- Theatrical release poster
- Directed by: Patrick Sisam
- Screenplay by: Patrick Sisam; Rick Velleu;
- Based on: "Star Food" and "The Year of Getting to know Us" by Ethan Canin
- Produced by: Holly Wiersma
- Starring: Jimmy Fallon; Sharon Stone; Tom Arnold; Illeana Douglas; Lucy Liu;
- Cinematography: Lisa Rinzler
- Edited by: Susan Shipton; David Codron;
- Music by: John Swihart
- Production companies: Ring Productions; Inferno;
- Distributed by: Capitol Films
- Release date: January 24, 2008 (Sundance);
- Running time: 90 minutes
- Country: United States
- Language: English

= The Year of Getting to Know Us =

The Year of Getting to Know Us is a 2008 American comedy-drama film directed by Patrick Sisam and written by Sisam and Rick Velleu, based on the short stories "Star Food" and "The Year of Getting to Know Us" by Ethan Canin. It stars Jimmy Fallon, Sharon Stone, Tom Arnold, Illeana Douglas, and Lucy Liu. It premiered on January 24, 2008 at the Sundance Film Festival.

==Premise==
Christopher Rocket is a man loyal to his work but unable to fulfill his girlfriend Anne or anything else in his personal life. He came back to his hometown after his estranged father Ron Rocket suffers a stroke. Jane Rocket, his mother, is a central figure in his dysfunctional past.

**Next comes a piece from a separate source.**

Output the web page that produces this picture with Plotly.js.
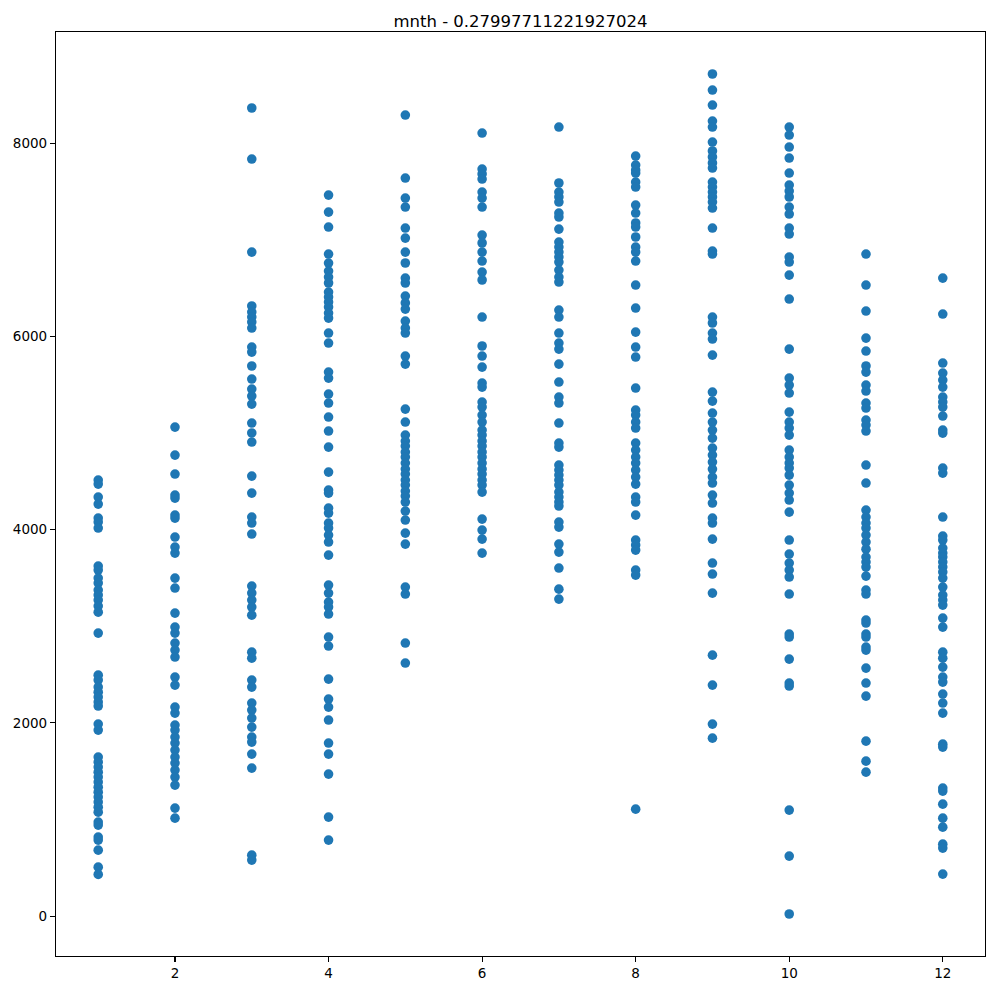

However, once freed completely from his past demons, Christopher is finally able to commit.

==Reception==
On Variety, Justin Chang wrote that "a mere plot summary tells you everything you need to know about The Year of Getting to Know Us, an anemic grab-bag of Sundance [Film Festival] cliches." On The Hollywood Reporter, Stephen Farber wrote that "the film opens with a heavy dose of voice-over narration, always a sign of failed writing. As the film continues, it devolves into yet another dysfunctional family saga, drenched in forced whimsy and soggy platitudes."